A normal toric variety corresponds to a strongly convex rational polyhedral fan in affine space. In this package, the fan associated to a normal $d$-dimensional toric variety lies in the rational vector space $\QQ^d$ with underlying lattice $N = {\ZZ}^d$. As a result, each ray in the fan is determined by the minimal nonzero lattice point it contains. Each such lattice point is given as a list of $d$ integers.
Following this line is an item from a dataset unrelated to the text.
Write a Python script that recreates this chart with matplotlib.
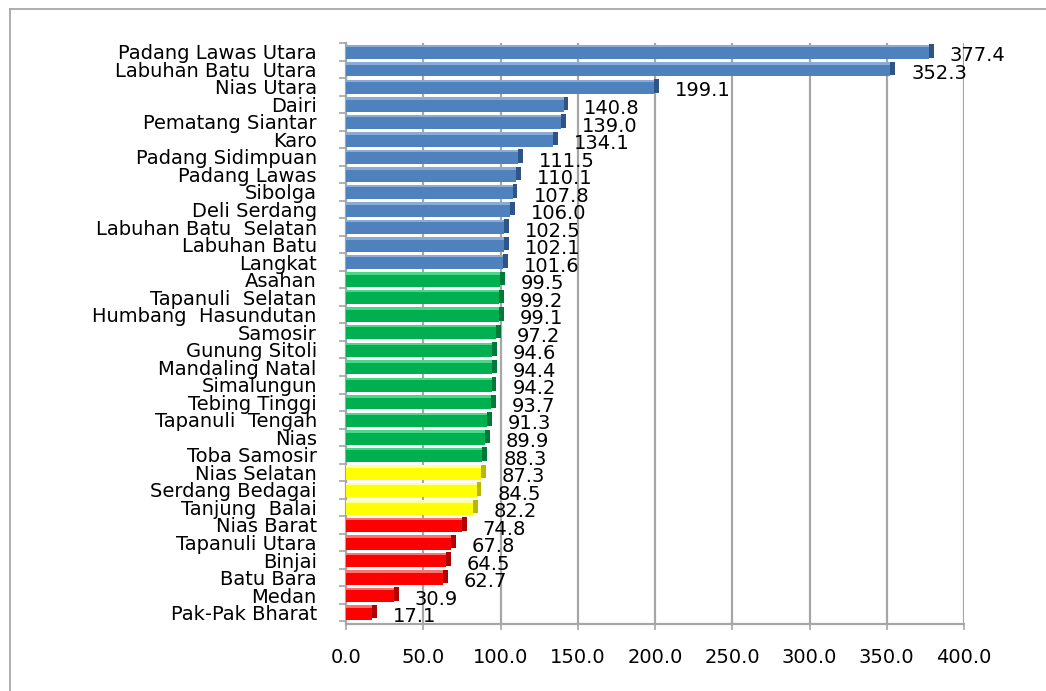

The examples show the rays for the projective plane, projective $3$-space, a Hirzebruch surface, and a weighted projective space. There is a canonical bijection between the rays and torus-invariant Weil divisor on the toric variety.
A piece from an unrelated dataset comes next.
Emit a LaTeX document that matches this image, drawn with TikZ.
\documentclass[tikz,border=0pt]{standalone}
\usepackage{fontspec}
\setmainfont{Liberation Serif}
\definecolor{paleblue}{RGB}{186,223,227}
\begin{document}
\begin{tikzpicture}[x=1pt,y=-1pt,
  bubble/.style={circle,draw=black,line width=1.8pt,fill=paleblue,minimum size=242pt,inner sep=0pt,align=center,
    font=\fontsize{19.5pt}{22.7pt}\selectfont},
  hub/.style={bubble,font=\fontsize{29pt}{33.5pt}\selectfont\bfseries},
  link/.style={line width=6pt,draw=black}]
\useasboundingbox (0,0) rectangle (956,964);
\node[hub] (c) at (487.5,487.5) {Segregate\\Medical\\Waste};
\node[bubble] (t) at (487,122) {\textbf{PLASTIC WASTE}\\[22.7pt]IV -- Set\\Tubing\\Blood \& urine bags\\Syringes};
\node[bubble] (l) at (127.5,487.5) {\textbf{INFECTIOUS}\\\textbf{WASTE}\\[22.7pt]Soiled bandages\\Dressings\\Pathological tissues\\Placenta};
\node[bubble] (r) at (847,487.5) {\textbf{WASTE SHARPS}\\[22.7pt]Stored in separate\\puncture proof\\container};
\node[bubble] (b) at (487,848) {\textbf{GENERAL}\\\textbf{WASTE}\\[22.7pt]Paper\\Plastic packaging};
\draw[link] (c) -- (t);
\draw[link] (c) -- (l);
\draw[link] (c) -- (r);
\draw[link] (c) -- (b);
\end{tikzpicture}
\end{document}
 i1 : PP2 = toricProjectiveSpace 2; i2 : rays PP2 o2 = {{-1, -1}, {1, 0}, {0, 1}} o2 : List i3 : dim PP2 o3 = 2 i4 : weilDivisorGroup PP2 3 o4 = ZZ o4 : ZZ-module, free i5 : PP2_0 o5 = PP2 0 o5 : ToricDivisor on PP2
 i6 : PP3 = toricProjectiveSpace 3; i7 : rays PP3 o7 = {{-1, -1, -1}, {1, 0, 0}, {0, 1, 0}, {0, 0, 1}} o7 : List i8 : dim PP3 o8 = 3 i9 : weilDivisorGroup PP3 4 o9 = ZZ o9 : ZZ-module, free
 i10 : FF7 = hirzebruchSurface 7; i11 : rays FF7 o11 = {{1, 0}, {0, 1}, {-1, 7}, {0, -1}} o11 : List i12 : dim FF7 o12 = 2 i13 : weilDivisorGroup FF7 4 o13 = ZZ o13 : ZZ-module, free
 i14 : X = weightedProjectiveSpace {1,2,3}; i15 : rays X o15 = {{-2, -3}, {1, 0}, {0, 1}} o15 : List i16 : weilDivisorGroup X 3 o16 = ZZ o16 : ZZ-module, free

When the normal toric variety is nondegenerate, the number of rays equals the number of variables in the total coordinate ring.

 i17 : #rays X == numgens ring X o17 = true

In this package, an ordered list of the minimal nonzero lattice points on the rays in the fan is part of the defining data of a toric variety, so this method does no computation.